I recently overheard a conversation about a prominent gallery
owner that I know saying that the end of galleries is near. I have also
suspected that may be true, but that there needs to be some discussion about it
as a process. So this may be a two parter... or three.
The overheard conversation was mourning the changing of the art
market, and the traditional gallery no longer serving whatever the market was
asking for, if it was asking for anything anymore. A finger was pointed at the
Web as a major player in this when I don’t think it is fair to say that. The
gallery and those who feed it have been incompatible for a long time, participants
in an unhealthy dance that left many an unhappy partner. Rather than learn from
each other, both gallery and artist have changed in ways that reinforce that
tension. The Web has just highlighted it, making the changes hard to ignore
now.
Obviously the WWW has had a tremendous impact, but it is not what
is doing in the current gallery model… not alone anyway.
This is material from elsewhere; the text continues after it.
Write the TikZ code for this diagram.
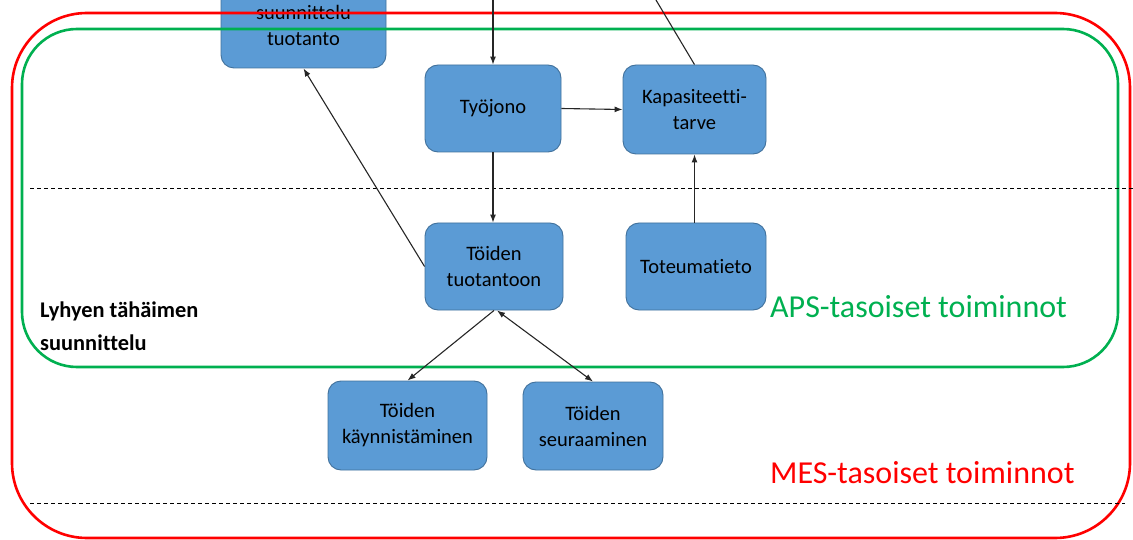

The American gallery model has not been particularly well suited
to artists or art itself, being the primary gate-keeper, primary beneficiary, and
often the only source of what revenue artists do see at the same time. And with
most galleries, this is the goal. It is like Ebay. The primary thing that
happens is the company is funded. Everything else is a distant second.
There is nothing wrong with this from a business standpoint. But
from that standpoint artists are only suppliers, wholesalers, whose performance
and ultimately value is based on sales. It is hard to rise above that when the
system has no intention of letting it happen.
The music ‘industry’ is undergoing some similar re-tooling. It is a weak comparison, however, since that industry is a print industry… they sell prints of
originals and that is a fat no-no in the fine art world. The FAW courted that
idea back in the ‘70s but has since largely abandoned it, and the print in the
FAW is still quite expensive compared to the .99c download. But they (music)
are on the forefront of changing and adapting to new models.
So, I would agree that the current gallery model is starting to
weaken, but we need to start talking about what replaces it.